Mieux vaut dormir… plutôt que guérir
Carburer au café? Activer la climatisation? Hausser le volume de la radio? Ça peut momentanément aider, mais en aucun cas, ça ne chasse la somnolence. Mieux vaut donc dormir… plutôt que guérir. Une bonne nuit de sommeil avant un grand trajet, c’est gagnant. Ce trajet, on le planifie idéalement de jour, et il ne devrait pas dépasser huit heures. Après quoi, on s’offre une autre bonne nuit de repos – pas une sieste à la sauvette sur la banquette du véhicule garé dans une halte routière…

Des repas légers, pas d’alcool, une bonne aération de l’habitacle, un pare-brise bien nettoyé pour éviter la fatigue visuelle, des pauses fréquentes (les experts recommandent dix minutes toutes les deux heures), voilà autant de chances à mettre de son côté.

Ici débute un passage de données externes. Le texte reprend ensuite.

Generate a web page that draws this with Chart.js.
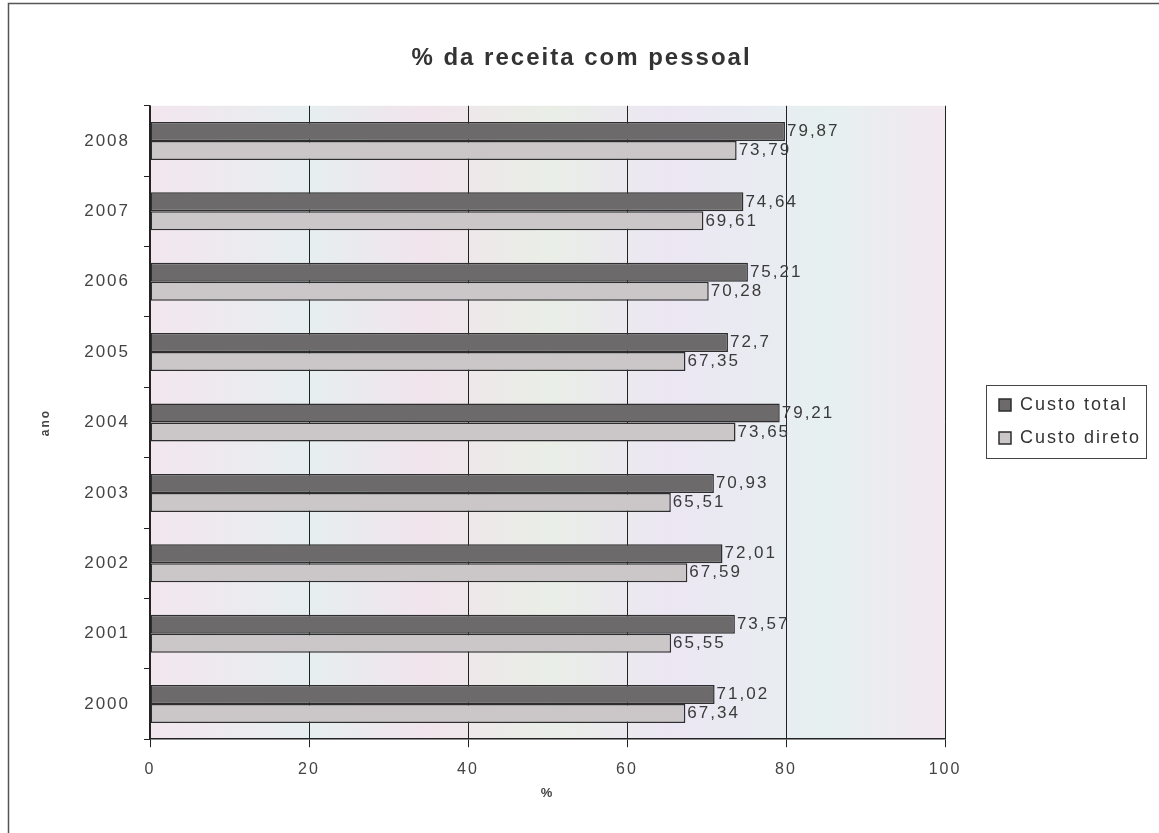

Une constante demeure : ne faites pas le Superman. Ne pensez pas que vous saurez prévenir le moment où vous allez vous assoupir – encore moins si vous êtes du genre à vous endormir avant que votre tête touche l’oreiller.

Alors, ne vous fatiguez pas (!), il n’y a qu’un remède : dès les premiers signes de somnolence au volant, arrêtez-vous dans un endroit sécuritaire et dormez, même si ce n’est que 15 minutes. C’est quoi, 15 minutes, contre un accident qui a toutes les chances d’être fatal?